• _What this task involves_
Return the listing below verbatim. Pictures do not belong in the copy.

• _Recorded data_
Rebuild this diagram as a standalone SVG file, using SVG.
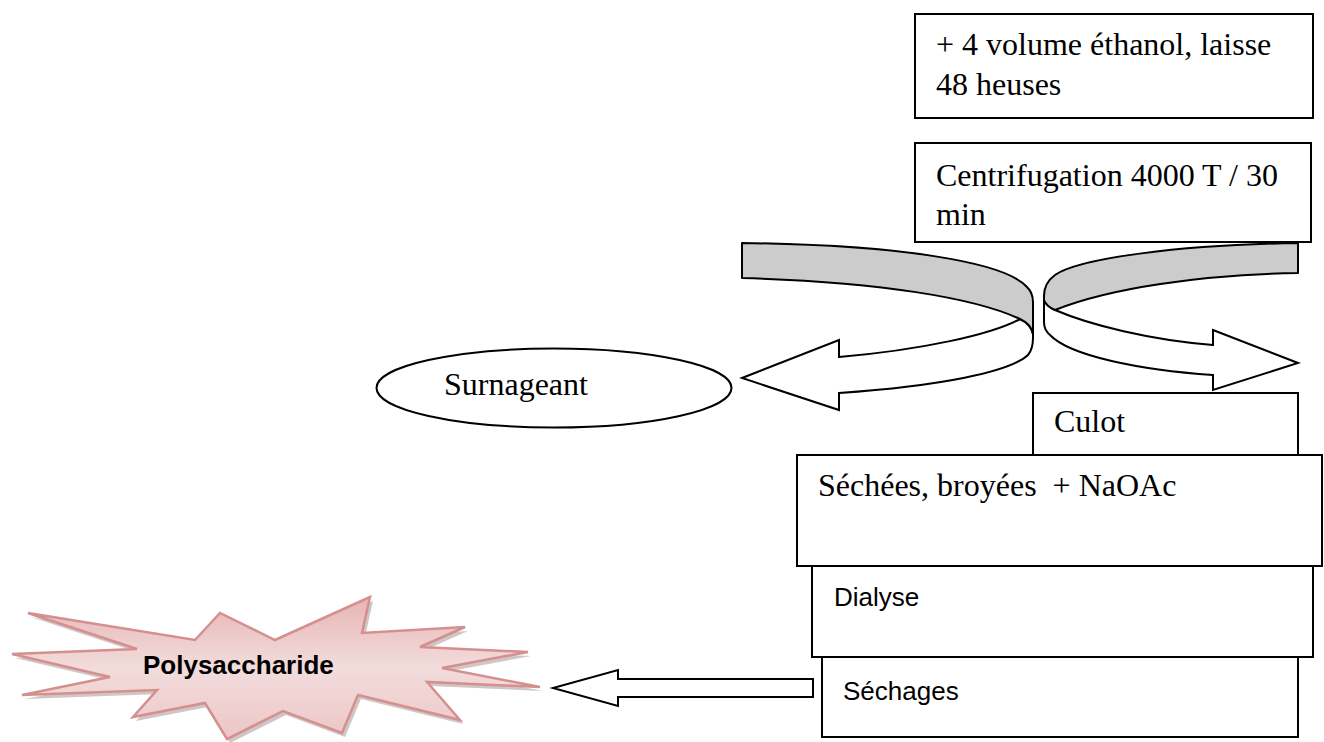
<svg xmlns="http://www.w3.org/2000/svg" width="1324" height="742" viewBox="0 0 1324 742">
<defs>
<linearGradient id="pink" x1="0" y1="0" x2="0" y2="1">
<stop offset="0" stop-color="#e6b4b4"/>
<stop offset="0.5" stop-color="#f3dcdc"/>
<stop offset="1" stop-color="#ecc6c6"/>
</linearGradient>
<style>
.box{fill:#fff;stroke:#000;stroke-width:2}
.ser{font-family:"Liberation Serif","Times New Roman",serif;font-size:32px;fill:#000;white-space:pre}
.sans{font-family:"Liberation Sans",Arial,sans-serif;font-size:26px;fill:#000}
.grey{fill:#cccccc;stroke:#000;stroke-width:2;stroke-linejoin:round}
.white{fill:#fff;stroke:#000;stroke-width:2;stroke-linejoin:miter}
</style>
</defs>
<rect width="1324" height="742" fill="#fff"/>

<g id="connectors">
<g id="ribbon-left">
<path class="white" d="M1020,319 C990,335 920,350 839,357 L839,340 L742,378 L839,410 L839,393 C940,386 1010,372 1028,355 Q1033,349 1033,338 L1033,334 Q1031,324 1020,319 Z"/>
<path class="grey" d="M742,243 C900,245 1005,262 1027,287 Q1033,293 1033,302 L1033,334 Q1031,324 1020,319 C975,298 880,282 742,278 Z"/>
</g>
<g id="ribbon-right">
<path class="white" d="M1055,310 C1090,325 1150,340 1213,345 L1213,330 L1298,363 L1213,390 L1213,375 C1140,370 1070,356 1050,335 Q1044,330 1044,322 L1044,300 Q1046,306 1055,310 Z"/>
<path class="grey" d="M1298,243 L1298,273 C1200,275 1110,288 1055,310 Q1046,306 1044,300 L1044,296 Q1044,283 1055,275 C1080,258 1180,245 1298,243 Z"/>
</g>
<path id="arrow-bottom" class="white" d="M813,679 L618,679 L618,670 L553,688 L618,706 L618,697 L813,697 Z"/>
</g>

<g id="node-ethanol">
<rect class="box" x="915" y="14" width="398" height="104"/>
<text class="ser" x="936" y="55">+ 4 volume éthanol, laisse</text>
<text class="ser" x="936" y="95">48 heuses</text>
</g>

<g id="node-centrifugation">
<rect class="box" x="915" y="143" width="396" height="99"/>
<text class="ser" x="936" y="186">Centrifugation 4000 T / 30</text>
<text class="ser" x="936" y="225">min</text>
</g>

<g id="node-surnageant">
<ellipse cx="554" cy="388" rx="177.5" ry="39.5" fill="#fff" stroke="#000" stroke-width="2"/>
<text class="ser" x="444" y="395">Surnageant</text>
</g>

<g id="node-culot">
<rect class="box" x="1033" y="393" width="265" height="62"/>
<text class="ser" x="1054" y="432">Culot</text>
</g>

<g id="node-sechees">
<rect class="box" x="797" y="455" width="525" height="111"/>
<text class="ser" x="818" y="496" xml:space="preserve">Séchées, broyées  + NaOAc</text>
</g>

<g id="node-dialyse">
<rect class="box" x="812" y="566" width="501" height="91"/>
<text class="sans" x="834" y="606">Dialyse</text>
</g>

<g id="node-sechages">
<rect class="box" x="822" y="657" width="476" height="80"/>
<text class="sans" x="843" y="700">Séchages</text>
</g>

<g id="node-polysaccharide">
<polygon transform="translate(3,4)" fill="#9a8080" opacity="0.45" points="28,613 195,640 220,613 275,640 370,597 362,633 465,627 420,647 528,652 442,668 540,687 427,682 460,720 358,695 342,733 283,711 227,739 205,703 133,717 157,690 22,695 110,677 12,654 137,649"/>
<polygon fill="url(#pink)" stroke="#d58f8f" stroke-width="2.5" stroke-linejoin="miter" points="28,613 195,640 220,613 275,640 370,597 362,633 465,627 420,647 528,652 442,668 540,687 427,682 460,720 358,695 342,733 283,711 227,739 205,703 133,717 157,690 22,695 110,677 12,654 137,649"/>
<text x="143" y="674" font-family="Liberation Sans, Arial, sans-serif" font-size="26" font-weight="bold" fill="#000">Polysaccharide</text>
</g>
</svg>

• _Reply to the task_
Rebuild this diagram as a standalone SVG file, using SVG.
<svg xmlns="http://www.w3.org/2000/svg" width="1324" height="742" viewBox="0 0 1324 742">
<defs>
<linearGradient id="pink" x1="0" y1="0" x2="0" y2="1">
<stop offset="0" stop-color="#e6b4b4"/>
<stop offset="0.5" stop-color="#f3dcdc"/>
<stop offset="1" stop-color="#ecc6c6"/>
</linearGradient>
<style>
.box{fill:#fff;stroke:#000;stroke-width:2}
.ser{font-family:"Liberation Serif","Times New Roman",serif;font-size:32px;fill:#000;white-space:pre}
.sans{font-family:"Liberation Sans",Arial,sans-serif;font-size:26px;fill:#000}
.grey{fill:#cccccc;stroke:#000;stroke-width:2;stroke-linejoin:round}
.white{fill:#fff;stroke:#000;stroke-width:2;stroke-linejoin:miter}
</style>
</defs>
<rect width="1324" height="742" fill="#fff"/>

<g id="connectors">
<g id="ribbon-left">
<path class="white" d="M1020,319 C990,335 920,350 839,357 L839,340 L742,378 L839,410 L839,393 C940,386 1010,372 1028,355 Q1033,349 1033,338 L1033,334 Q1031,324 1020,319 Z"/>
<path class="grey" d="M742,243 C900,245 1005,262 1027,287 Q1033,293 1033,302 L1033,334 Q1031,324 1020,319 C975,298 880,282 742,278 Z"/>
</g>
<g id="ribbon-right">
<path class="white" d="M1055,310 C1090,325 1150,340 1213,345 L1213,330 L1298,363 L1213,390 L1213,375 C1140,370 1070,356 1050,335 Q1044,330 1044,322 L1044,300 Q1046,306 1055,310 Z"/>
<path class="grey" d="M1298,243 L1298,273 C1200,275 1110,288 1055,310 Q1046,306 1044,300 L1044,296 Q1044,283 1055,275 C1080,258 1180,245 1298,243 Z"/>
</g>
<path id="arrow-bottom" class="white" d="M813,679 L618,679 L618,670 L553,688 L618,706 L618,697 L813,697 Z"/>
</g>

<g id="node-ethanol">
<rect class="box" x="915" y="14" width="398" height="104"/>
<text class="ser" x="936" y="55">+ 4 volume éthanol, laisse</text>
<text class="ser" x="936" y="95">48 heuses</text>
</g>

<g id="node-centrifugation">
<rect class="box" x="915" y="143" width="396" height="99"/>
<text class="ser" x="936" y="186">Centrifugation 4000 T / 30</text>
<text class="ser" x="936" y="225">min</text>
</g>

<g id="node-surnageant">
<ellipse cx="554" cy="388" rx="177.5" ry="39.5" fill="#fff" stroke="#000" stroke-width="2"/>
<text class="ser" x="444" y="395">Surnageant</text>
</g>

<g id="node-culot">
<rect class="box" x="1033" y="393" width="265" height="62"/>
<text class="ser" x="1054" y="432">Culot</text>
</g>

<g id="node-sechees">
<rect class="box" x="797" y="455" width="525" height="111"/>
<text class="ser" x="818" y="496" xml:space="preserve">Séchées, broyées  + NaOAc</text>
</g>

<g id="node-dialyse">
<rect class="box" x="812" y="566" width="501" height="91"/>
<text class="sans" x="834" y="606">Dialyse</text>
</g>

<g id="node-sechages">
<rect class="box" x="822" y="657" width="476" height="80"/>
<text class="sans" x="843" y="700">Séchages</text>
</g>

<g id="node-polysaccharide">
<polygon transform="translate(3,4)" fill="#9a8080" opacity="0.45" points="28,613 195,640 220,613 275,640 370,597 362,633 465,627 420,647 528,652 442,668 540,687 427,682 460,720 358,695 342,733 283,711 227,739 205,703 133,717 157,690 22,695 110,677 12,654 137,649"/>
<polygon fill="url(#pink)" stroke="#d58f8f" stroke-width="2.5" stroke-linejoin="miter" points="28,613 195,640 220,613 275,640 370,597 362,633 465,627 420,647 528,652 442,668 540,687 427,682 460,720 358,695 342,733 283,711 227,739 205,703 133,717 157,690 22,695 110,677 12,654 137,649"/>
<text x="143" y="674" font-family="Liberation Sans, Arial, sans-serif" font-size="26" font-weight="bold" fill="#000">Polysaccharide</text>
</g>
</svg>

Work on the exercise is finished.